The end of Haiti’s problem is not for tomorrow
Haiti’s economic and social unrest are not close to ending. The reason is simple: the underlying causes of the trouble have not been resolved. As it turns out, people’s quest for justice is linked to their aspirations for economic development and personal betterment. Something consistently ignored by our leaders, which is a real shame. The same cause produces the same effect. Doing the same thing over and over and expecting a different result is insane, Einstein said. His adage makes sense in most situations and in most countries today, except it doesn’t for Haiti and the other developing countries that are as poor or poorer than Haiti.
In my interview – click here to watch in Kreyol – with Louis Henry Mars last week, he brought up the issue of resources to explain why violence is not ending in our culture. He explains that there is fierce competition for resources, therefore scarcity is driving unrest. Because of the lack of resources, people are in survival mode and resorting to violence. I found this a great way to explain the problem.
Louis Henry Mars’ explanation is true. Haiti’s gross domestic product (the total finished products available) is valued at $8.40 billion in 2018. Per person that equals about $729, a change from $700 from the 1960s. Only thirty more dollars have been added to the GDP per capita in the last 50 years! Other countries that started at about $700 in the 1960s have added up to $ 6,000 worth of value. When the $729 is divided by 365 days, it comes out to be $1.99 on average per day worth of products per capita for the entire economy. This simply means that Haitians were still living in extreme poverty in 2018, just a month ago.
Extreme poverty, as we define it today, has been reduced across the world from 36% to less than 9% since 2000. By the year 2050, 50% of the population living in extreme poverty will live in only two countries: Nigeria and Republic Democratic of Congo, both in Africa. Extreme poverty is no longer a problem around the world, unless you live in countries like Haiti and Congo. Wealth creation is no longer an issue for most countries around the world today. Click here to watch my keynote on this subject.
Another trait common to Haiti and other countries that produce fewer resources and wealth is their consumption level. The population increases faster than their wealth creation. It’s like adding $10 to the $20 already in the bank, but withdrawing $35. The net result is negative $5, which like spending $5 more than you have. This discrepancy is called poverty creation. When the population grew in Haiti at 1.31% in 2018, the GDP per capita grew at 1.5%, a net positive. But when compared over, say, 10 years, the rate of population growth far outgrows the rate of growth of the economy. This discrepancy creates poverty and puts upward pressure on the resources available per person.
How much poorer are we talking about
In nominal terms, Haitians gave birth to 152,210 more Haitians in 2018 at the same time GDP growth was, also on nominal terms, at $126 million. This translates to about $828 per year per capita, which is about $ 2.20 a day, a grossly insufficient amount to sustain anyone financially by any standard.
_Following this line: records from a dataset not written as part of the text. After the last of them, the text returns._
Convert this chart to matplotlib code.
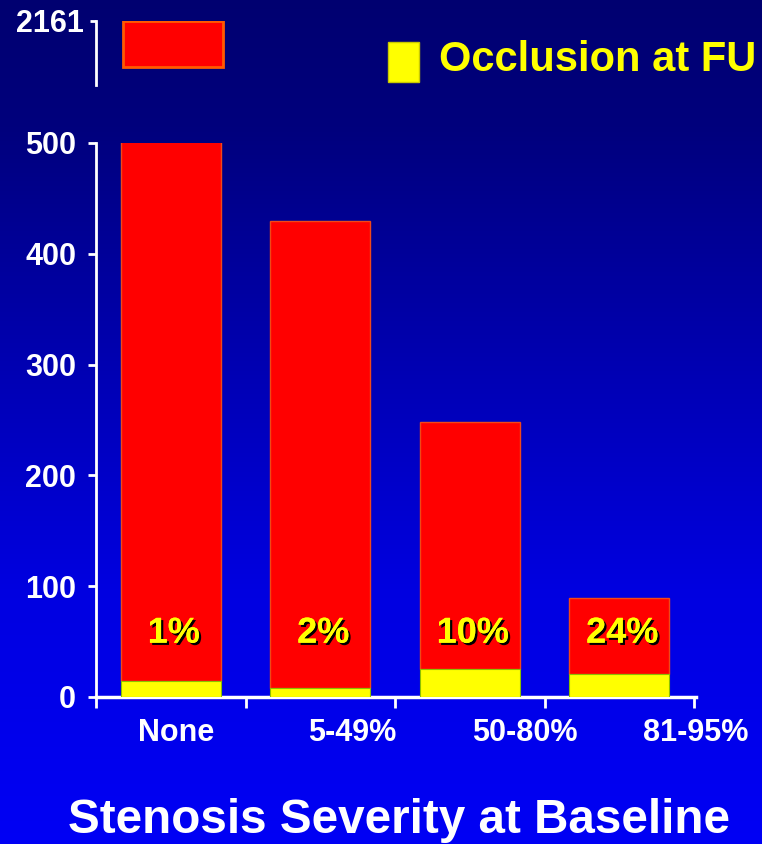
import numpy as np
import matplotlib
matplotlib.use("Agg")
import matplotlib.pyplot as plt
from matplotlib.patches import Rectangle
import matplotlib.patheffects as pe

# Data
categories = ["None", "5-49%", "50-80%", "81-95%"]
totals = [2161, 430, 248, 89]          # patients per stenosis group
occlusions = [14, 8, 25, 21]           # occlusions at follow-up
y_ticks = [0, 100, 200, 300, 400, 500]
break_tick = 2161
legend_label = "Occlusion at FU"
x_title = "Stenosis Severity at Baseline"

plt.rcParams['font.family'] = ['Liberation Sans', 'DejaVu Sans']
plt.rcParams['font.weight'] = 'bold'

W, H = 762, 844
fig = plt.figure(figsize=(W / 100, H / 100), dpi=100)


def box(x0, y0, x1, y1):
    """Axes rectangle from pixel edges (origin top-left)."""
    return [x0 / W, 1 - y1 / H, (x1 - x0) / W, (y1 - y0) / H]


# Navy-to-blue vertical gradient background
bg = fig.add_axes([0, 0, 1, 1], zorder=-10)
bg.axis('off')
t = np.linspace(0, 1, 512)
blue = np.interp(t, [0, 0.15, 0.45, 0.7, 1.0], [0.44, 0.49, 0.71, 0.88, 0.96])
grad = np.zeros((512, 1, 3))
grad[:, 0, 2] = blue
bg.imshow(grad, aspect='auto', extent=[0, 1, 0, 1], origin='upper')

RED = '#FF0000'
YELLOW = '#FFFF00'
WHITE = 'white'
x = np.arange(len(categories)) + 0.5
bar_w = 2 / 3
red_h = [tot - occ for tot, occ in zip(totals, occlusions)]

# Main axis (0-500)
ax = fig.add_axes(box(96, 143, 696, 697))
ax.set_facecolor('none')
ax.bar(x, red_h, bottom=occlusions, width=bar_w, color=RED,
       edgecolor='#F04818', linewidth=1.0, zorder=2)
ax.bar(x, occlusions, width=bar_w, color=YELLOW,
       edgecolor='#8CC000', linewidth=0.8, zorder=3)
ax.set_xlim(0, 4)
ax.set_ylim(0, 500)

for side in ('top', 'right'):
    ax.spines[side].set_visible(False)
ax.spines['left'].set_color(WHITE)
ax.spines['left'].set_linewidth(2)
ax.spines['bottom'].set_color(WHITE)
ax.spines['bottom'].set_linewidth(2.5)

ax.set_yticks(y_ticks)
ax.set_yticklabels([str(v) for v in y_ticks])
ax.tick_params(axis='y', direction='out', length=5.8, width=2, color=WHITE,
               labelcolor=WHITE, labelsize=22, pad=8.6)

# Tick marks at category boundaries, labels placed separately
ax.set_xticks(np.arange(0, 5))
ax.set_xticklabels([])
ax.tick_params(axis='x', which='major', direction='out', length=8, width=2,
               color=WHITE)
label_pos = [0.537, 1.713, 2.867, 4.013]
ax.set_xticks(label_pos, minor=True)
ax.set_xticklabels(categories, minor=True)
ax.tick_params(axis='x', which='minor', length=0, labelcolor=WHITE,
               labelsize=22, pad=15)

# Occlusion rate inside each bar
shadow = [pe.withSimplePatchShadow(offset=(1.6, -1.6), shadow_rgbFace='black',
                                   alpha=1.0), pe.Normal()]
for xi, tot, occ in zip(x, totals, occlusions):
    ax.text(xi + 0.02, 49, f"{round(100 * occ / tot)}%", ha='center',
            va='baseline', fontsize=26, color=YELLOW, path_effects=shadow,
            zorder=5)

# Upper segment of the broken axis showing the tall first bar
ax_top = fig.add_axes(box(96, 20.7, 696, 85))
ax_top.set_facecolor('none')
seg_floor = 1973
ax_top.set_xlim(0, 4)
ax_top.set_ylim(1900, break_tick)
ax_top.bar(x[0] + 0.01, totals[0] - seg_floor, bottom=seg_floor, width=bar_w,
           color=RED, edgecolor='#FF5A00', linewidth=2)
for side in ('top', 'right', 'bottom'):
    ax_top.spines[side].set_visible(False)
ax_top.spines['left'].set_color(WHITE)
ax_top.spines['left'].set_linewidth(2)
ax_top.set_xticks([])
ax_top.set_yticks([break_tick])
ax_top.set_yticklabels([str(break_tick)])
ax_top.tick_params(axis='y', direction='out', length=4.5, width=2, color=WHITE,
                   labelcolor=WHITE, labelsize=22, pad=4.5)

# Legend swatch and label
fig.add_artist(Rectangle((388 / W, 1 - 82 / H), 31 / W, 40 / H,
                         transform=fig.transFigure, facecolor=YELLOW,
                         edgecolor='#C8C800', linewidth=1))
fig.text(439 / W, 1 - 71 / H, legend_label, fontsize=30, color=YELLOW,
         ha='left', va='baseline')

# Axis title
fig.text(398.5 / W, 1 - 833 / H, x_title, fontsize=34.3, color=WHITE,
         ha='center', va='baseline')

fig.savefig('out.png', dpi=100)
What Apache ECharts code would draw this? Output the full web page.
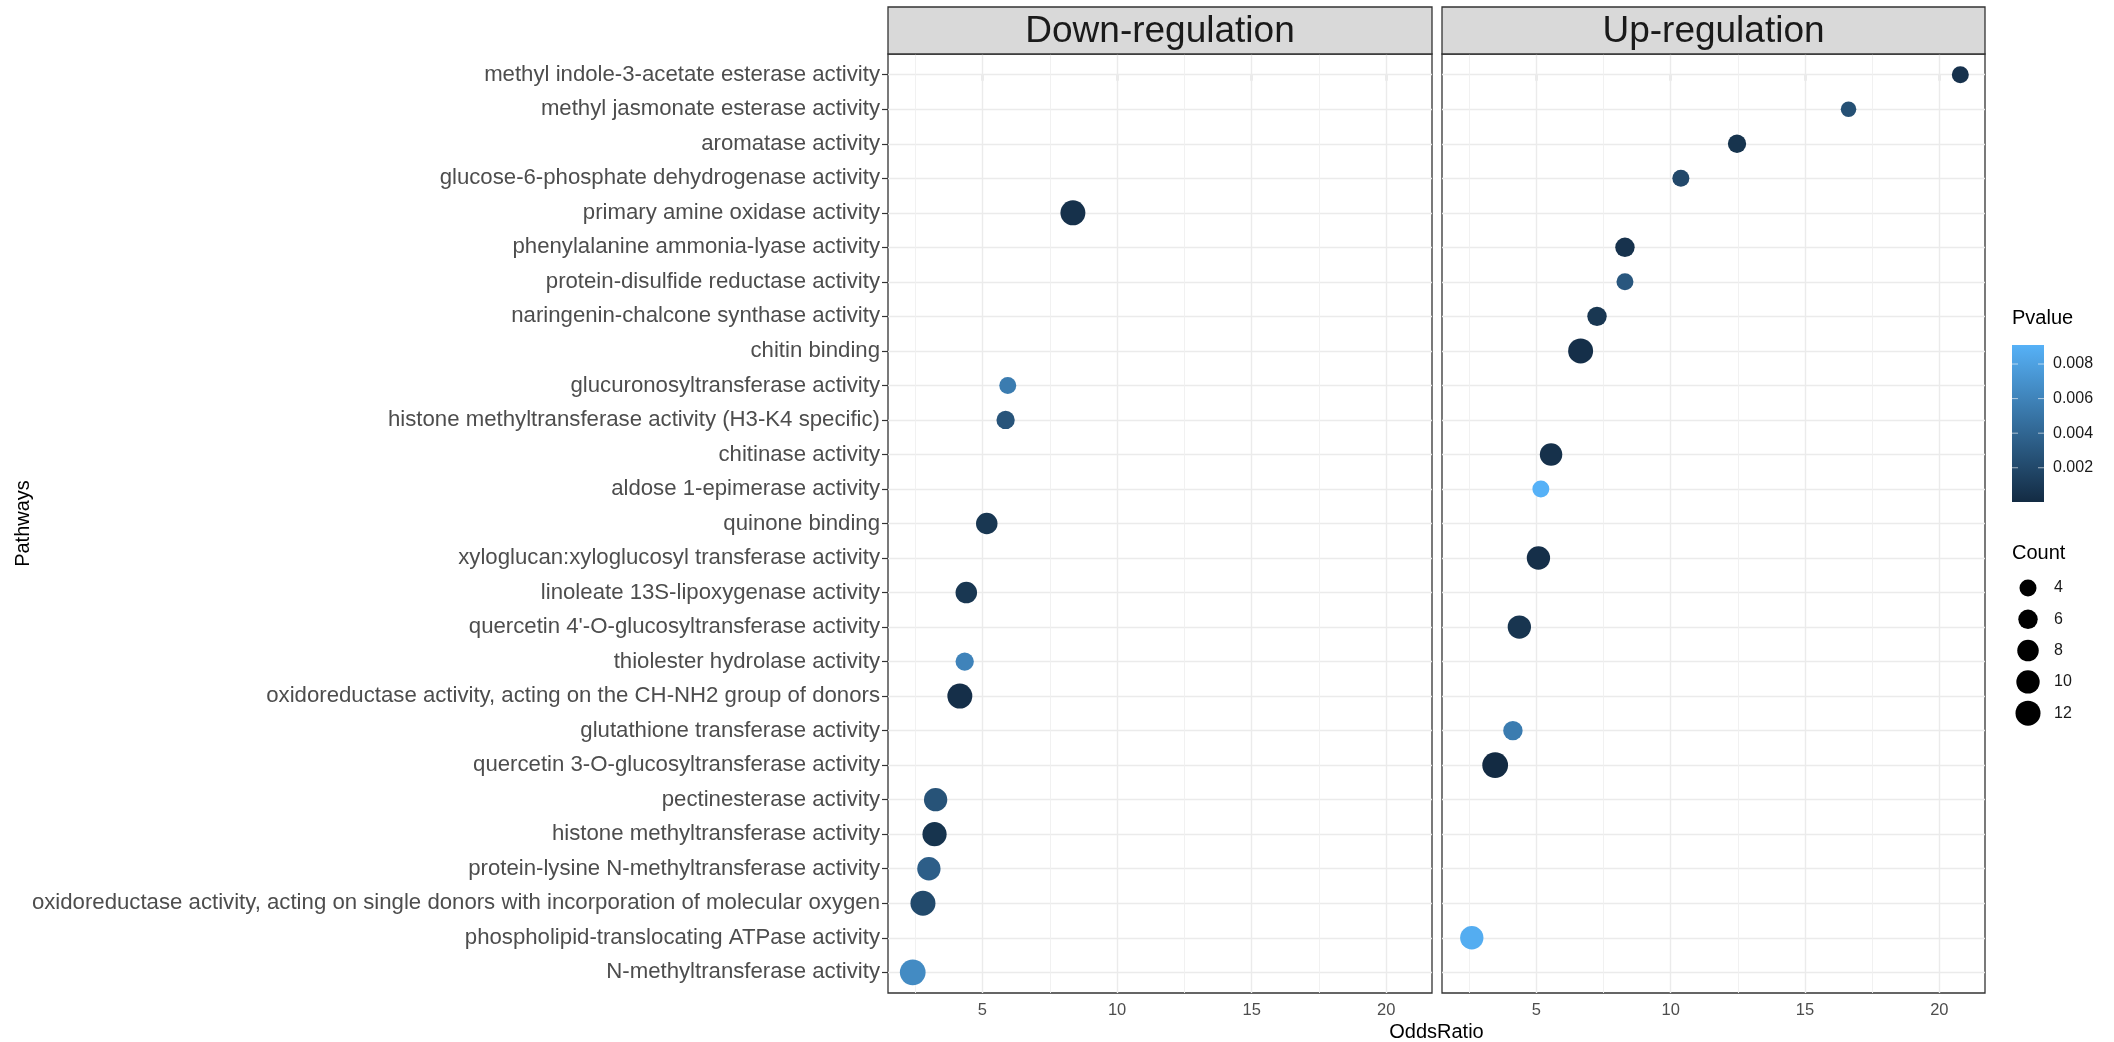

It is a very small increase in GDP growth per capita, considering it went from 1.2% to 1.5% and is still peanuts compare to the need. Let’s agree, for argument’s sake, that the minimum wage set by the government at $ 5.50 per day is sufficient (though we know it isn’t) for the average Haitian. This would mean that the average Haitian is netting a deficiency of $3.30 a day, thus causing them to live in poverty by a greater amount than they actually bring in. They have more unfulfilled needs than they have satisfied ones. In simple terms, most Haitians are living in abject poverty and are creating more poverty by the day.
The problem of Haiti is not fancy economic indicators, barriers to entry, the diaspora, or fancy graphs shown by non-productive NGO executives to raise more money. It is simply that we have more mouths than food, bodies than clothes, and feet than shoes. A lot of the symptoms we see daily are the products of a much more fundamental cause that is not so obvious: Resources available are not enough for the number of people living here and we Haitians are not taking any concrete and real steps to create more resources. That’s the real root of the problem.
How exactly do they do it
Chaos and mass casualties are happening now as we fight each other to get to the available resources first; there are not enough for everyone. And the real reason we don’t have adequate resources is because the political and economical status quo remains the same as our leaders encourage instability and corruption to maintain their illicitly accumulated wealth, even as most Haitians continue to live unproductive lives close to peril. Political and economic elites collide to keep this situation as is. The political elite become rich overnight collecting kickbacks from made-up projects, while the economic elite stay wealthy by agreeing to keep prices of staples and most imported commodities high. This runs against every rule of market competition in Haiti. If we can break this cycle, we will help prevent a civil war and restore dignity to the Haitian people. Otherwise, the end is not for tomorrow.